Assuming that this isn't the work of a troll, I'd like to modify what I said about private breeders……many are good, but some unfortunately are despicable!

I'm making an educated guess that you force hand-reared these babies, as you seem so proud of the fact that you've got them so very very tame. To take babies away from their mother just so you can fetch a higher price for them, is denying each animal the chance to learn so many vital meerkat behaviours which you aren't capable of teaching, and it's robbing the mother the chance of completing the natural process of rearing her young following pregnancy and birth. A very selfish act on your part!

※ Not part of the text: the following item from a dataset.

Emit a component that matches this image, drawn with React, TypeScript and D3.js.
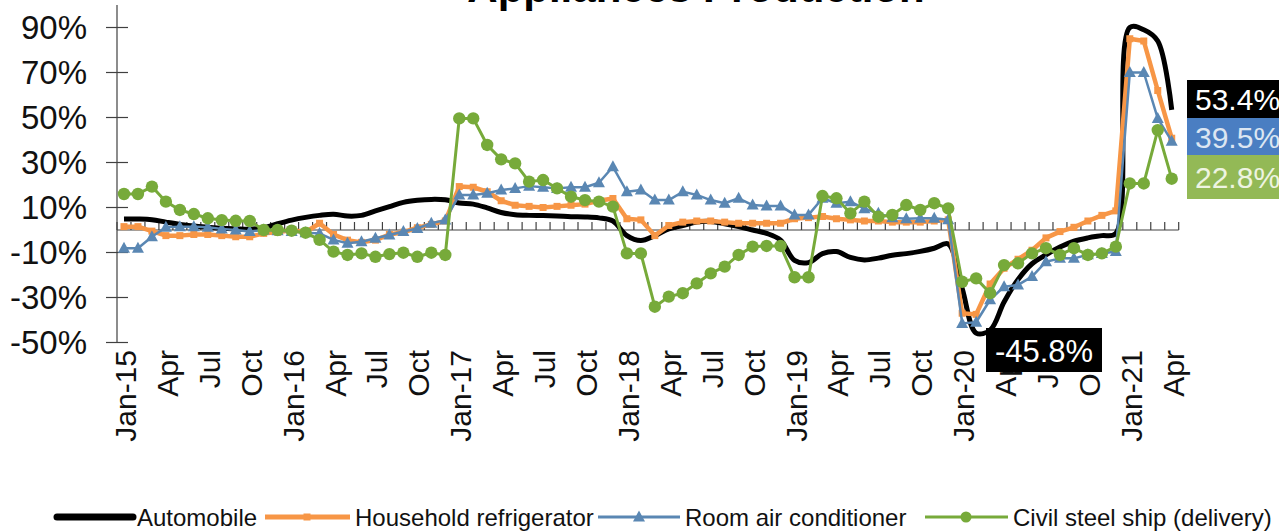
import React from "react";
import * as d3 from "d3";

const categories = [
  "Jan-15","Feb-15","Mar-15","Apr-15","May-15","Jun-15","Jul-15","Aug-15","Sep-15","Oct-15","Nov-15","Dec-15",
  "Jan-16","Feb-16","Mar-16","Apr-16","May-16","Jun-16","Jul-16","Aug-16","Sep-16","Oct-16","Nov-16","Dec-16",
  "Jan-17","Feb-17","Mar-17","Apr-17","May-17","Jun-17","Jul-17","Aug-17","Sep-17","Oct-17","Nov-17","Dec-17",
  "Jan-18","Feb-18","Mar-18","Apr-18","May-18","Jun-18","Jul-18","Aug-18","Sep-18","Oct-18","Nov-18","Dec-18",
  "Jan-19","Feb-19","Mar-19","Apr-19","May-19","Jun-19","Jul-19","Aug-19","Sep-19","Oct-19","Nov-19","Dec-19",
  "Jan-20","Feb-20","Mar-20","Apr-20","May-20","Jun-20","Jul-20","Aug-20","Sep-20","Oct-20","Nov-20","Dec-20",
  "Jan-21","Feb-21","Mar-21","Apr-21",
];

const tickLabels = [
  "Jan-15","Apr","Jul","Oct","Jan-16","Apr","Jul","Oct","Jan-17","Apr","Jul","Oct",
  "Jan-18","Apr","Jul","Oct","Jan-19","Apr","Jul","Oct","Jan-20","Apr","Jul","Oct","Jan-21","Apr",
];

const yTicks = [-50, -30, -10, 10, 30, 50, 70, 90];

const automobile = [
  4.9, 4.9, 4.6, 3.5, 2.5, 1.8, 1.2, 0.8, 0.5, 0.3, 1.0, 2.8,
  4.4, 5.6, 6.5, 7.0, 6.2, 6.5, 8.5, 10.4, 12.3, 13.2, 13.6, 13.4,
  12.0, 11.5, 9.8, 7.8, 6.8, 6.5, 6.4, 6.2, 5.9, 5.8, 5.4, 4.0,
  -2.5, -4.7, -2.5, 0.5, 2.0, 3.5, 3.8, 2.8, 1.5, 0.0, -1.5, -4.5,
  -13.5, -14.5, -10.5, -9.6, -12.2, -13.3, -12.5, -11.2, -10.5, -9.5, -8.1, -6.2,
  -26.0, -45.8, -44.5, -32.0, -22.0, -15.0, -11.0, -7.6, -5.0, -3.5, -2.5, -1.5,
  90.0, 89.0, 84.0, 53.4,
];

const refrigerator = [
  1.5, 1.5, -0.5, -2.5, -2.5, -2.0, -2.0, -2.5, -3.0, -3.0, -1.5, -1.0,
  0.0, -1.0, 3.0, -2.0, -4.5, -5.5, -4.5, -2.0, -1.0, 1.0, 2.5, 4.0,
  19.3, 19.0, 17.0, 13.0, 11.0, 10.5, 10.0, 10.5, 11.0, 11.5, 13.0, 14.0,
  5.0, 4.5, -2.5, 2.0, 3.5, 4.0, 4.0, 3.5, 3.0, 3.0, 3.0, 3.0,
  5.0, 5.5, 6.0, 5.0, 4.5, 4.0, 4.0, 3.5, 3.5, 3.5, 4.0, 4.5,
  -37.0, -37.5, -24.0, -17.0, -13.0, -9.0, -3.5, -0.7, 1.2, 4.0, 6.5, 8.5,
  85.0, 84.0, 62.0, 40.8,
];

const airConditioner = [
  -8.1, -8.1, -3.0, 1.2, 1.5, 1.5, 1.2, 0.5, 0.0, -0.7, 0.0, -0.3,
  -0.7, -1.2, -1.5, -4.4, -5.9, -5.2, -3.7, -2.2, -0.7, 0.7, 3.0, 4.4,
  15.6, 15.6, 16.3, 17.8, 18.5, 19.5, 19.0, 18.5, 19.0, 19.0, 21.0, 28.1,
  17.0, 17.8, 13.3, 13.3, 17.0, 15.6, 13.3, 11.9, 14.1, 11.1, 10.7, 10.7,
  6.7, 6.7, 14.1, 11.9, 12.6, 9.5, 7.4, 5.5, 5.0, 5.2, 5.2, 4.6,
  -41.5, -41.0, -31.0, -25.2, -24.4, -20.7, -14.1, -12.6, -12.6, -11.0, -10.4, -9.6,
  70.0, 70.0, 49.6, 39.5,
];

const steelShip = [
  16.0, 16.0, 19.3, 12.6, 8.9, 7.1, 5.2, 4.4, 4.1, 4.0, 0.0, 0.0,
  -0.3, -1.2, -4.4, -9.6, -11.1, -10.4, -11.9, -10.7, -10.1, -11.9, -10.1, -11.1,
  49.6, 49.6, 37.8, 31.4, 29.6, 21.5, 22.2, 18.5, 14.8, 13.3, 12.6, 10.4,
  -10.4, -10.4, -34.1, -29.6, -28.1, -23.7, -19.3, -16.3, -11.1, -7.4, -7.1, -7.1,
  -21.0, -21.0, 15.1, 14.1, 7.4, 12.6, 5.9, 6.7, 11.1, 8.9, 11.9, 9.6,
  -23.0, -21.5, -28.1, -15.6, -14.8, -10.4, -8.1, -11.1, -8.1, -11.1, -10.4, -7.4,
  20.7, 20.7, 44.4, 22.8,
];

const seriesNames = ["Automobile", "Household refrigerator", "Room air conditioner", "Civil steel ship (delivery)"];
const valueLabels = ["53.4%", "39.5%", "22.8%", "-45.8%"];
const title = "Appliances Production";

const FONT = "'Liberation Sans', Arial, Helvetica, sans-serif";
const C_BLACK = "#000000";
const C_ORANGE = "#F79646";
const C_BLUE = "#5A87B3";
const C_GREEN = "#77AA3A";

const W = 1279;
const H = 532;

const x = d3.scaleBand<string>().domain(categories).range([117, 1178.7]).paddingInner(0).paddingOuter(0);
const y = d3.scaleLinear().domain([-50, 100]).range([342.5, 5]);
const px = (i: number) => (x(categories[i]) as number) + x.bandwidth() / 2;

const smoothLine = d3
  .line<number>()
  .x((_, i) => px(i))
  .y((d) => y(d))
  .curve(d3.curveCatmullRom.alpha(0.5));
const straightLine = d3
  .line<number>()
  .x((_, i) => px(i))
  .y((d) => y(d));

const tri = "M0,-6.5 L6,4.5 L-6,4.5 Z";
const LEG_Y = 517;

export default function App() {
  const bw = x.bandwidth();
  const boundaries = d3.range(categories.length + 1).map((k) => 117 + k * bw);
  return (
    <svg
      width={W}
      height={H}
      viewBox={`0 0 ${W} ${H}`}
      style={{ position: "absolute", left: 0, top: 0, display: "block", background: "#fff" }}
      fontFamily={FONT}
    >
      <rect x={0} y={0} width={W} height={H} fill="#fff" />
      {/* title (cropped at top, as in the reference) */}
      <text x={696} y={2} textAnchor="middle" fontSize={42} fontWeight="bold" fill="#000">
        {title}
      </text>

      {/* y axis */}
      <line x1={117} x2={117} y1={y(100)} y2={y(-50)} stroke="#404040" strokeWidth={1.2} />
      {yTicks.map((t) => (
        <g key={t}>
          <line x1={106} x2={128} y1={y(t)} y2={y(t)} stroke="#404040" strokeWidth={1.2} />
          <text x={87} y={y(t)} dy="0.36em" textAnchor="end" fontSize={33} fill="#111">
            {t}%
          </text>
        </g>
      ))}

      {/* x axis at 0 */}
      <line x1={117} x2={boundaries[boundaries.length - 1]} y1={y(0)} y2={y(0)} stroke="#404040" strokeWidth={1.2} />
      {boundaries.map((bx, k) => (
        <line key={k} x1={bx} x2={bx} y1={y(0)} y2={y(0) - 8} stroke="#404040" strokeWidth={1.2} />
      ))}

      {/* x tick labels */}
      {tickLabels.map((lab, k) => {
        const cx = px(k * 3);
        return (
          <text
            key={k}
            transform={`translate(${cx + 12},350) rotate(-90)`}
            textAnchor="end"
            fontSize={30}
            fill="#111"
          >
            {lab}
          </text>
        );
      })}

      {/* series */}
      <path d={smoothLine(automobile) || ""} fill="none" stroke={C_BLACK} strokeWidth={5} strokeLinejoin="round" />

      <path d={straightLine(refrigerator) || ""} fill="none" stroke={C_ORANGE} strokeWidth={4.5} strokeLinejoin="round" />
      {refrigerator.map((v, i) => (
        <rect key={i} x={px(i) - 3.5} y={y(v) - 3.5} width={7} height={7} fill={C_ORANGE} />
      ))}

      <path d={straightLine(airConditioner) || ""} fill="none" stroke={C_BLUE} strokeWidth={2.5} strokeLinejoin="round" />
      {airConditioner.map((v, i) => (
        <path key={i} d={tri} transform={`translate(${px(i)},${y(v)})`} fill={C_BLUE} />
      ))}

      <path d={straightLine(steelShip) || ""} fill="none" stroke={C_GREEN} strokeWidth={3} strokeLinejoin="round" />
      {steelShip.map((v, i) => (
        <circle key={i} cx={px(i)} cy={y(v)} r={6.2} fill={C_GREEN} />
      ))}

      {/* value labels */}
      <rect x={1187} y={80} width={100} height={38} fill="#000" />
      <text x={1195} y={99} dy="0.36em" fontSize={30} fill="#fff">{valueLabels[0]}</text>
      <rect x={1187} y={118} width={100} height={37} fill="#4A7EC2" />
      <text x={1195} y={137} dy="0.36em" fontSize={30} fill="#DCE6F2">{valueLabels[1]}</text>
      <rect x={1187} y={155} width={100} height={44} fill="#93B956" />
      <text x={1195} y={177} dy="0.36em" fontSize={30} fill="#EEF4E2">{valueLabels[2]}</text>

      <rect x={986} y={328} width={116} height={44} fill="#000" />
      <text x={1044} y={351} dy="0.36em" textAnchor="middle" fontSize={31} fill="#fff">{valueLabels[3]}</text>

      {/* legend */}
      <g fontSize={24} fill="#111">
        <line x1={57} x2={133} y1={LEG_Y} y2={LEG_Y} stroke={C_BLACK} strokeWidth={7} strokeLinecap="round" />
        <text x={137} y={LEG_Y} dy="0.36em">{seriesNames[0]}</text>

        <line x1={265} x2={350} y1={LEG_Y} y2={LEG_Y} stroke={C_ORANGE} strokeWidth={5} />
        <rect x={303.5} y={LEG_Y - 3.5} width={7} height={7} fill={C_ORANGE} />
        <text x={355} y={LEG_Y} dy="0.36em">{seriesNames[1]}</text>

        <line x1={598} x2={680} y1={LEG_Y} y2={LEG_Y} stroke={C_BLUE} strokeWidth={3} />
        <path d={tri} transform={`translate(639,${LEG_Y})`} fill={C_BLUE} />
        <text x={685} y={LEG_Y} dy="0.36em">{seriesNames[2]}</text>

        <line x1={925} x2={1008} y1={LEG_Y} y2={LEG_Y} stroke={C_GREEN} strokeWidth={3} />
        <circle cx={966} cy={LEG_Y} r={5.5} fill={C_GREEN} />
        <text x={1013} y={LEG_Y} dy="0.36em">{seriesNames[3]}</text>
      </g>
    </svg>
  );
}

But it is when you appear to be telling novices that "they thrive kept alone", that you show yourself to be the most irresponsible kind of breeder! Denying meerkats the company of their own kind when social living is hard-wired so strongly into their nature, is cruel in the extreme! It is my experience that (and I have seen this many times) a meerkat kept singly as some kind of baby substitute will become a spoilt little brat of an animal, and will more often than not die prematurely!

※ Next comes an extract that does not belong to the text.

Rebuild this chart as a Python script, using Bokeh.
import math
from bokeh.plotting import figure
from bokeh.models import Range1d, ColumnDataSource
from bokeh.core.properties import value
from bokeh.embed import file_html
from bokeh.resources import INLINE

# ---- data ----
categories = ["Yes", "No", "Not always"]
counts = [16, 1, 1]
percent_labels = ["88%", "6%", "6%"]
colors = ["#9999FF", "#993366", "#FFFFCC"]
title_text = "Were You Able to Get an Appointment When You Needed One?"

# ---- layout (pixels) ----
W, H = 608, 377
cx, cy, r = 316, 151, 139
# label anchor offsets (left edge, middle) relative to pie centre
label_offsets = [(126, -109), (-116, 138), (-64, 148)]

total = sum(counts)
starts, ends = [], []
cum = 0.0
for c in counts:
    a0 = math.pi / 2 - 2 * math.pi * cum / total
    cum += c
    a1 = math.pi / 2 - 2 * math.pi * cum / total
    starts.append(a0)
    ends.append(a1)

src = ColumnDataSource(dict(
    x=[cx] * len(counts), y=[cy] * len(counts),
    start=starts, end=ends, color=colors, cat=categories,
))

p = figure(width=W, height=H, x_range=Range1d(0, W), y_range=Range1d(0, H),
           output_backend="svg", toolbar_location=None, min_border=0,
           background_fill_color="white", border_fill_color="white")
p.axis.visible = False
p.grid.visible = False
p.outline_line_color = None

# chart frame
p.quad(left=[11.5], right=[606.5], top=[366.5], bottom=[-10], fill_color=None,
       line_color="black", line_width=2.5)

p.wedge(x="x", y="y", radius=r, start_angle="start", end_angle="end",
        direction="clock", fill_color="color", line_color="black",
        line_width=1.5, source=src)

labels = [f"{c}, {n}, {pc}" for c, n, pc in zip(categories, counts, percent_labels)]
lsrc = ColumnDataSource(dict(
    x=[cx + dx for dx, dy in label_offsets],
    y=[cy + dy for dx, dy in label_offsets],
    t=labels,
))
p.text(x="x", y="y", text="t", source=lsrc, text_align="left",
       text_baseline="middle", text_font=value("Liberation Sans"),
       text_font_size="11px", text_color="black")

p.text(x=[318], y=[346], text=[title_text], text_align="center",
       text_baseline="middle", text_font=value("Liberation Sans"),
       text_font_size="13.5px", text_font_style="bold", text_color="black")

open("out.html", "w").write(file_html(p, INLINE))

We go nuts on every person that keeps monkeys on their own in a parrot cage as some kind of baby substitute, because being a social creature they _*must*_ have company of their own kind, and a proper enclosure which they can make their own territory….they should be allowed to be monkeys! The very same should be done for meerkats…..they have to be allowed to be meerkats! And this breeder advertising above has done everything in their power to strip their progeny of this right…..utterly despicable!:bash::bash::bash:


----------



## em_40 (Sep 29, 2010)

chrisseyd said:


> Hi, i breed meerkats,at the moment i have 3 babies hand reared so very tame, 2males and one female. *£500 each you are supposed to buy two as they live in families* and they thrive kept alone. Thanks Chris


I think it was supposed to say they don't thrive when kept alone. They did already say you're supposed to buy two.


----------



## mrcriss (Nov 2, 2010)

em_40 said:


> I think it was supposed to say they don't thrive when kept alone. They did already say you're supposed to buy two.

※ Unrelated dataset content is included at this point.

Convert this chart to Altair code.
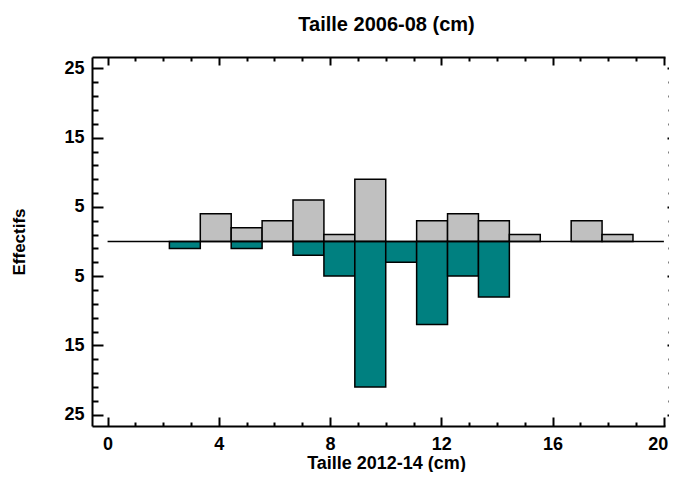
import altair as alt
import pandas as pd

# histogram counts per bin (18 bins of width 20/18 on 0..20)
bin_width = 20 / 18
grey_2006 = [0, 0, 0, 4, 2, 3, 6, 1, 9, 0, 3, 4, 3, 1, 0, 3, 1, 0]
teal_2012 = [0, 0, 1, 0, 1, 0, 2, 5, 21, 3, 12, 5, 8, 0, 0, 0, 0, 0]

x_major = [0, 4, 8, 12, 16, 20]
x_minor = [1, 2, 3, 5, 6, 7, 9, 10, 11, 13, 14, 15, 17, 18, 19]
y_major = [-25, -15, -5, 5, 15, 25]
y_minor = [-23, -21, -19, -17, -13, -11, -9, -7, -3, -1, 1, 3, 7, 9, 11, 13, 17, 19, 21, 23]
x_domain = [-0.56, 20.04]
y_domain = [-26.65, 26.65]
baseline_x = [0]
baseline_x2 = [20]

FONT = "Liberation Sans"

rows = []
for i, (g, t) in enumerate(zip(grey_2006, teal_2012)):
    rows.append({"x0": i * bin_width, "x1": (i + 1) * bin_width, "grey": g, "teal": -t, "zero": 0})
df = pd.DataFrame(rows)
grey_df = df[df.grey > 0]
teal_df = df[df.teal < 0]
base_df = pd.DataFrame({"x0": baseline_x, "x1": baseline_x2, "y": [0]})

xs = alt.Scale(domain=x_domain, nice=False, zero=False)
ys = alt.Scale(domain=y_domain, nice=False, zero=False)


def ax(orient, values, offset, size, labels=False, domain=False, ticks=True, title=None, **kw):
    args = dict(orient=orient, values=values, offset=offset, tickSize=size, labels=labels,
                domain=domain, ticks=ticks, grid=False, title=title)
    args.update(kw)
    return alt.Axis(**args)


grey = alt.Chart(grey_df).mark_bar(color="#C0C0C0", stroke="black", strokeWidth=1.5).encode(
    x=alt.X("x0:Q", scale=xs,
            axis=ax("bottom", x_major, -9, 9, labels=True, title="Taille 2012-14 (cm)",
                    labelPadding=9, labelFlush=5, labelFlushOffset=4,
                    titlePadding=1, titleFontSize=18, titleX=294)),
    x2="x1:Q",
    y=alt.Y("grey:Q", scale=ys,
            axis=ax("left", y_major, -11, 11, labels=True, title="Effectifs",
                    labelPadding=8, titlePadding=35, labelExpr="abs(datum.value)")),
    y2="zero:Q",
)

teal = alt.Chart(teal_df).mark_bar(color="#008080", stroke="black", strokeWidth=1.5).encode(
    x=alt.X("x0:Q", scale=xs, axis=ax("bottom", x_minor, -4, 4)),
    x2="x1:Q",
    y=alt.Y("teal:Q", scale=ys, axis=ax("left", y_minor, -6, 6)),
    y2="zero:Q",
)

base = alt.Chart(base_df).mark_rule(color="black", strokeWidth=1.5).encode(
    x=alt.X("x0:Q", scale=xs, axis=ax("top", x_major, -8, 8)),
    x2="x1:Q",
    y=alt.Y("y:Q", scale=ys, axis=ax("right", y_major, 2, 10)),
)

hid1 = alt.Chart(base_df).mark_rule(opacity=0).encode(
    x=alt.X("x0:Q", scale=xs, axis=ax("top", x_minor, -4, 4)),
    x2="x1:Q",
    y=alt.Y("y:Q", scale=ys, axis=ax("right", y_minor, 3, 5)),
)

hid2 = alt.Chart(base_df).mark_rule(opacity=0).encode(
    x=alt.X("x0:Q", scale=xs, axis=ax("bottom", x_major, 0, 0, domain=True, ticks=False)),
    x2="x1:Q",
    y=alt.Y("y:Q", scale=ys, axis=ax("left", y_major, 0, 0, domain=True, ticks=False)),
)

hid3 = alt.Chart(base_df).mark_rule(opacity=0).encode(
    x=alt.X("x0:Q", scale=xs, axis=ax("top", x_major, 0, 0, domain=True, ticks=False)),
    x2="x1:Q",
    y=alt.Y("y:Q", scale=ys, axis=None),
)

chart = alt.layer(grey, teal, base, hid1, hid2, hid3).resolve_axis(
    x="independent", y="independent"
).properties(
    width=573,
    height=369,
    autosize=alt.AutoSizeParams(type="none"),
    padding={"left": 84, "top": 49, "right": 4, "bottom": 46},
    title=alt.TitleParams("Taille 2006-08 (cm)", font=FONT, fontSize=20, fontWeight="bold",
                          color="black", offset=21, dx=8),
).configure_view(stroke=None).configure_axis(
    labelFont=FONT, labelFontSize=18, labelFontWeight="bold", labelColor="black",
    titleFont=FONT, titleFontSize=17, titleFontWeight="bold", titleColor="black",
    tickColor="black", tickWidth=2, domainColor="black", domainWidth=2,
)

chart.save("out.html", embed_options={"renderer": "svg", "actions": False})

If this is the case, then I take back my last criticism, but I am vehemently against hand-rearing for the sake of it through human selfishness.


----------



## mrcriss (Nov 2, 2010)

em_40 said:


> I think it was supposed to say they don't thrive when kept alone. They did already say you're supposed to buy two.


*If* this is the case, then I take back my last criticism, but I am vehemently against hand-rearing for the sake of it through human selfishness.


----------



## PETERAROBERTSON (Jul 2, 2008)

mrcriss said:


> If this is the case, then I take back my last criticism, but I am vehemently against hand-rearing for the sake of it through human selfishness.


Have to agree here Chris.
All deserve to be what they are.
Plus hand reared they have no fear and bite more.
All not just some.
Agree with outside and inside as well.
But of coarse whether its meerkats or monkeys those with no gardens come up with loads of bull to say its fine.
But bulls bull.
Bull smells of bull never of roses.
But dont jump to hang me.
Forum...lol
Opiniins differ.
Although ive a few in the house as well.
And if i can think of summit to insure ill get baby as well.


----------



## Bigezza09 (May 3, 2011)

Animal tracks in Ashington NE england are fantastic, they have a proper enclosure within their shop for their meerkats and will vet any home before allowing them to be bought


----------



## 123woody (Apr 14, 2014)

hi im looking for female and male meerkats I have a private collection and have recently lost 2 have you got any at the moment ,or do you know of anyone that has im cornwall cheers


----------



## MeerkatManor (Apr 17, 2014)

Arg you still looking for meerkats?


----------



## Sam lockwood (Oct 29, 2021)

Is there any meerkat breeders I can’t find one anywhere?


----------